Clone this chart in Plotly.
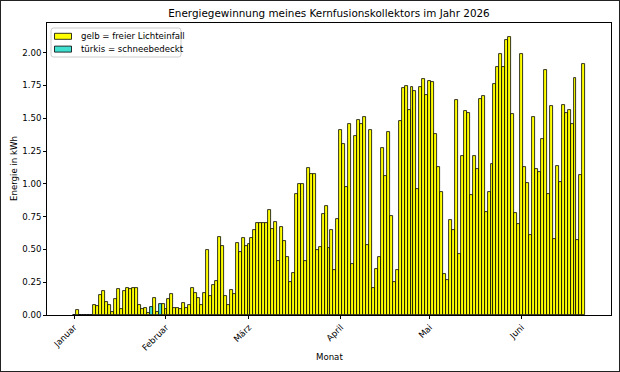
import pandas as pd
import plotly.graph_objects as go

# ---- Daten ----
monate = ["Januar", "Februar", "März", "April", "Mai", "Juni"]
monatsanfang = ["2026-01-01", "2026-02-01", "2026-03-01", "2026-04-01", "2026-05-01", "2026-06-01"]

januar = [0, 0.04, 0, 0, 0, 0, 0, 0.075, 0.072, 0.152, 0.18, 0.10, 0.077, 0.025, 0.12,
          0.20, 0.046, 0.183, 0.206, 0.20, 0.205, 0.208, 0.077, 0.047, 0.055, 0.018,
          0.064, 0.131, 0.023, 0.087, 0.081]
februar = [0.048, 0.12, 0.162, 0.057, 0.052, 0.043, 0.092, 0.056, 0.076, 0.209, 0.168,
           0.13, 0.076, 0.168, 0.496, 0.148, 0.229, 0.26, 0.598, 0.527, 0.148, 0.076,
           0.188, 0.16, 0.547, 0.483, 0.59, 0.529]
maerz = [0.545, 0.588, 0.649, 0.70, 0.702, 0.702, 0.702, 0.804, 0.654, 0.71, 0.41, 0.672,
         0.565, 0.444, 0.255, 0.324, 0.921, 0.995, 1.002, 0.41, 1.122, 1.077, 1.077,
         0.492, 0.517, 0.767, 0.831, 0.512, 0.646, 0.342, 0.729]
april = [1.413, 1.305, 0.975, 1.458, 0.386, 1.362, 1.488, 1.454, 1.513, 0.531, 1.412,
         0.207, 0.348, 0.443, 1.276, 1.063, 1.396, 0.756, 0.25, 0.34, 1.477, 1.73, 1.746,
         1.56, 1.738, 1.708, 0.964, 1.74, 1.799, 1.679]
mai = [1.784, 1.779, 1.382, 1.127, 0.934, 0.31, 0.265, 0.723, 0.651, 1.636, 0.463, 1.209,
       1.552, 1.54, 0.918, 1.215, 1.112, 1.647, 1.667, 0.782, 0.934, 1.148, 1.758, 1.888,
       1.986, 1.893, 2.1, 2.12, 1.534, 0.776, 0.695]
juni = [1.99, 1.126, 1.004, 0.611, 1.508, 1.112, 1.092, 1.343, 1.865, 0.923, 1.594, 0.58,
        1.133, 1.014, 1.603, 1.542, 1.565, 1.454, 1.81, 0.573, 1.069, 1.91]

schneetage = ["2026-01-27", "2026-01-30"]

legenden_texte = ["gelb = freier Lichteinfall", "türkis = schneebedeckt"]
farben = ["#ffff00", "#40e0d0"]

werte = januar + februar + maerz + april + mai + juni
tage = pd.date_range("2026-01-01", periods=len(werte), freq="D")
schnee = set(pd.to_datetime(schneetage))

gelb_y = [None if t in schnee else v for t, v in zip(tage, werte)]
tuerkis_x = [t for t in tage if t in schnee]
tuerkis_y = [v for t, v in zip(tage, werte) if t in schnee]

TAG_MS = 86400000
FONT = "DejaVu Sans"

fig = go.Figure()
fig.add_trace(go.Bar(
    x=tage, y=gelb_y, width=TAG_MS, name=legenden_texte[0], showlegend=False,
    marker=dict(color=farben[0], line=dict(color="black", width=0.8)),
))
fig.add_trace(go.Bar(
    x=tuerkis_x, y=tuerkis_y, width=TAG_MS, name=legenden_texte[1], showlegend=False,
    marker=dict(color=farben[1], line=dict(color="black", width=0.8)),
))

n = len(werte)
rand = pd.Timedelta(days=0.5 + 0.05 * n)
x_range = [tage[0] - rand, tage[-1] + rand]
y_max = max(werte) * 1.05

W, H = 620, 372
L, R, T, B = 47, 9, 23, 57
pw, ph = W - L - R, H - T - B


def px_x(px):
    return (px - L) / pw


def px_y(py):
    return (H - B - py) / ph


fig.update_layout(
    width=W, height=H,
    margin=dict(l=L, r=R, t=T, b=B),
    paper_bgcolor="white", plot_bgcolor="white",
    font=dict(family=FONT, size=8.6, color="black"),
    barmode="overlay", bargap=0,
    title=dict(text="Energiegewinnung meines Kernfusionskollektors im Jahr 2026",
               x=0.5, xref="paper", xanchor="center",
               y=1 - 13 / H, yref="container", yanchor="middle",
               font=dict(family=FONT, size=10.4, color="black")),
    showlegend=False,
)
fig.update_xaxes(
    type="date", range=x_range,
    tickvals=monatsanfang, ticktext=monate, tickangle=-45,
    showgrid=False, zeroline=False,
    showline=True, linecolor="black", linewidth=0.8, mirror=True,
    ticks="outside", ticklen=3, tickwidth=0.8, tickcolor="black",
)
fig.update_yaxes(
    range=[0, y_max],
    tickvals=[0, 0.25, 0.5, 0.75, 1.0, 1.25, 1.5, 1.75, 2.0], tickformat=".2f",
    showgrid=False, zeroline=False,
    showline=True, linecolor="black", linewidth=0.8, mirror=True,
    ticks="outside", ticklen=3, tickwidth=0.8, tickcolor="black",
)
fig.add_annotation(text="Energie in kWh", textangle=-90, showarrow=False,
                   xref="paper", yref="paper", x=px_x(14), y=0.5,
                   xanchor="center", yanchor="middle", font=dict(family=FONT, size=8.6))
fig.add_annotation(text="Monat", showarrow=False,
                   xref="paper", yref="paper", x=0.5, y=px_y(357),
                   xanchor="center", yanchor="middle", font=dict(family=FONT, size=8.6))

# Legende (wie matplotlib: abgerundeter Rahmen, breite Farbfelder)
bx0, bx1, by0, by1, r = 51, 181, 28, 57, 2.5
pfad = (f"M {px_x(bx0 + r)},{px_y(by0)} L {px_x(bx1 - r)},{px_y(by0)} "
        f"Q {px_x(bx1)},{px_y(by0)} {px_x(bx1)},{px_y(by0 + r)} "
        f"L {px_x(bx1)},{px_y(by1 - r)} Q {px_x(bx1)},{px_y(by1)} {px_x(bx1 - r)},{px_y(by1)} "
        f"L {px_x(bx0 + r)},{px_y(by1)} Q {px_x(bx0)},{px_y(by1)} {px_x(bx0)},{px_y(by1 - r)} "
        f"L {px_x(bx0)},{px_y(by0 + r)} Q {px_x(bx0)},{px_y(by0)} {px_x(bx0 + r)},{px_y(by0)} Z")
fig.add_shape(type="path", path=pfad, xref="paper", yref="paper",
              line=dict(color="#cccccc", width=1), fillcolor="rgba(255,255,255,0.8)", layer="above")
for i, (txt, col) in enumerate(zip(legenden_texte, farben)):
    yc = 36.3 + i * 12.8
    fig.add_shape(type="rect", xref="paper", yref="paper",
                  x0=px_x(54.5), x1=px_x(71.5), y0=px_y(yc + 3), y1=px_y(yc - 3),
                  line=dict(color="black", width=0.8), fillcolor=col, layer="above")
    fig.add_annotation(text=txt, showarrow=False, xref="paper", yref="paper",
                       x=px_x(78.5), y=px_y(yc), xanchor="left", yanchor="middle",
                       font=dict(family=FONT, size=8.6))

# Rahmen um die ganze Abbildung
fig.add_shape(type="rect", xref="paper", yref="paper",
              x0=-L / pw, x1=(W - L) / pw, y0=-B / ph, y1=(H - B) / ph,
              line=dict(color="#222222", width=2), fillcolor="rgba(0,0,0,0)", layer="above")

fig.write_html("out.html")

- Objective: Make an exact copy of the listing above. Do not include the pictures.

- Expected answer:
Clone this chart in Plotly.
import pandas as pd
import plotly.graph_objects as go

# ---- Daten ----
monate = ["Januar", "Februar", "März", "April", "Mai", "Juni"]
monatsanfang = ["2026-01-01", "2026-02-01", "2026-03-01", "2026-04-01", "2026-05-01", "2026-06-01"]

januar = [0, 0.04, 0, 0, 0, 0, 0, 0.075, 0.072, 0.152, 0.18, 0.10, 0.077, 0.025, 0.12,
          0.20, 0.046, 0.183, 0.206, 0.20, 0.205, 0.208, 0.077, 0.047, 0.055, 0.018,
          0.064, 0.131, 0.023, 0.087, 0.081]
februar = [0.048, 0.12, 0.162, 0.057, 0.052, 0.043, 0.092, 0.056, 0.076, 0.209, 0.168,
           0.13, 0.076, 0.168, 0.496, 0.148, 0.229, 0.26, 0.598, 0.527, 0.148, 0.076,
           0.188, 0.16, 0.547, 0.483, 0.59, 0.529]
maerz = [0.545, 0.588, 0.649, 0.70, 0.702, 0.702, 0.702, 0.804, 0.654, 0.71, 0.41, 0.672,
         0.565, 0.444, 0.255, 0.324, 0.921, 0.995, 1.002, 0.41, 1.122, 1.077, 1.077,
         0.492, 0.517, 0.767, 0.831, 0.512, 0.646, 0.342, 0.729]
april = [1.413, 1.305, 0.975, 1.458, 0.386, 1.362, 1.488, 1.454, 1.513, 0.531, 1.412,
         0.207, 0.348, 0.443, 1.276, 1.063, 1.396, 0.756, 0.25, 0.34, 1.477, 1.73, 1.746,
         1.56, 1.738, 1.708, 0.964, 1.74, 1.799, 1.679]
mai = [1.784, 1.779, 1.382, 1.127, 0.934, 0.31, 0.265, 0.723, 0.651, 1.636, 0.463, 1.209,
       1.552, 1.54, 0.918, 1.215, 1.112, 1.647, 1.667, 0.782, 0.934, 1.148, 1.758, 1.888,
       1.986, 1.893, 2.1, 2.12, 1.534, 0.776, 0.695]
juni = [1.99, 1.126, 1.004, 0.611, 1.508, 1.112, 1.092, 1.343, 1.865, 0.923, 1.594, 0.58,
        1.133, 1.014, 1.603, 1.542, 1.565, 1.454, 1.81, 0.573, 1.069, 1.91]

schneetage = ["2026-01-27", "2026-01-30"]

legenden_texte = ["gelb = freier Lichteinfall", "türkis = schneebedeckt"]
farben = ["#ffff00", "#40e0d0"]

werte = januar + februar + maerz + april + mai + juni
tage = pd.date_range("2026-01-01", periods=len(werte), freq="D")
schnee = set(pd.to_datetime(schneetage))

gelb_y = [None if t in schnee else v for t, v in zip(tage, werte)]
tuerkis_x = [t for t in tage if t in schnee]
tuerkis_y = [v for t, v in zip(tage, werte) if t in schnee]

TAG_MS = 86400000
FONT = "DejaVu Sans"

fig = go.Figure()
fig.add_trace(go.Bar(
    x=tage, y=gelb_y, width=TAG_MS, name=legenden_texte[0], showlegend=False,
    marker=dict(color=farben[0], line=dict(color="black", width=0.8)),
))
fig.add_trace(go.Bar(
    x=tuerkis_x, y=tuerkis_y, width=TAG_MS, name=legenden_texte[1], showlegend=False,
    marker=dict(color=farben[1], line=dict(color="black", width=0.8)),
))

n = len(werte)
rand = pd.Timedelta(days=0.5 + 0.05 * n)
x_range = [tage[0] - rand, tage[-1] + rand]
y_max = max(werte) * 1.05

W, H = 620, 372
L, R, T, B = 47, 9, 23, 57
pw, ph = W - L - R, H - T - B


def px_x(px):
    return (px - L) / pw


def px_y(py):
    return (H - B - py) / ph


fig.update_layout(
    width=W, height=H,
    margin=dict(l=L, r=R, t=T, b=B),
    paper_bgcolor="white", plot_bgcolor="white",
    font=dict(family=FONT, size=8.6, color="black"),
    barmode="overlay", bargap=0,
    title=dict(text="Energiegewinnung meines Kernfusionskollektors im Jahr 2026",
               x=0.5, xref="paper", xanchor="center",
               y=1 - 13 / H, yref="container", yanchor="middle",
               font=dict(family=FONT, size=10.4, color="black")),
    showlegend=False,
)
fig.update_xaxes(
    type="date", range=x_range,
    tickvals=monatsanfang, ticktext=monate, tickangle=-45,
    showgrid=False, zeroline=False,
    showline=True, linecolor="black", linewidth=0.8, mirror=True,
    ticks="outside", ticklen=3, tickwidth=0.8, tickcolor="black",
)
fig.update_yaxes(
    range=[0, y_max],
    tickvals=[0, 0.25, 0.5, 0.75, 1.0, 1.25, 1.5, 1.75, 2.0], tickformat=".2f",
    showgrid=False, zeroline=False,
    showline=True, linecolor="black", linewidth=0.8, mirror=True,
    ticks="outside", ticklen=3, tickwidth=0.8, tickcolor="black",
)
fig.add_annotation(text="Energie in kWh", textangle=-90, showarrow=False,
                   xref="paper", yref="paper", x=px_x(14), y=0.5,
                   xanchor="center", yanchor="middle", font=dict(family=FONT, size=8.6))
fig.add_annotation(text="Monat", showarrow=False,
                   xref="paper", yref="paper", x=0.5, y=px_y(357),
                   xanchor="center", yanchor="middle", font=dict(family=FONT, size=8.6))

# Legende (wie matplotlib: abgerundeter Rahmen, breite Farbfelder)
bx0, bx1, by0, by1, r = 51, 181, 28, 57, 2.5
pfad = (f"M {px_x(bx0 + r)},{px_y(by0)} L {px_x(bx1 - r)},{px_y(by0)} "
        f"Q {px_x(bx1)},{px_y(by0)} {px_x(bx1)},{px_y(by0 + r)} "
        f"L {px_x(bx1)},{px_y(by1 - r)} Q {px_x(bx1)},{px_y(by1)} {px_x(bx1 - r)},{px_y(by1)} "
        f"L {px_x(bx0 + r)},{px_y(by1)} Q {px_x(bx0)},{px_y(by1)} {px_x(bx0)},{px_y(by1 - r)} "
        f"L {px_x(bx0)},{px_y(by0 + r)} Q {px_x(bx0)},{px_y(by0)} {px_x(bx0 + r)},{px_y(by0)} Z")
fig.add_shape(type="path", path=pfad, xref="paper", yref="paper",
              line=dict(color="#cccccc", width=1), fillcolor="rgba(255,255,255,0.8)", layer="above")
for i, (txt, col) in enumerate(zip(legenden_texte, farben)):
    yc = 36.3 + i * 12.8
    fig.add_shape(type="rect", xref="paper", yref="paper",
                  x0=px_x(54.5), x1=px_x(71.5), y0=px_y(yc + 3), y1=px_y(yc - 3),
                  line=dict(color="black", width=0.8), fillcolor=col, layer="above")
    fig.add_annotation(text=txt, showarrow=False, xref="paper", yref="paper",
                       x=px_x(78.5), y=px_y(yc), xanchor="left", yanchor="middle",
                       font=dict(family=FONT, size=8.6))

# Rahmen um die ganze Abbildung
fig.add_shape(type="rect", xref="paper", yref="paper",
              x0=-L / pw, x1=(W - L) / pw, y0=-B / ph, y1=(H - B) / ph,
              line=dict(color="#222222", width=2), fillcolor="rgba(0,0,0,0)", layer="above")

fig.write_html("out.html")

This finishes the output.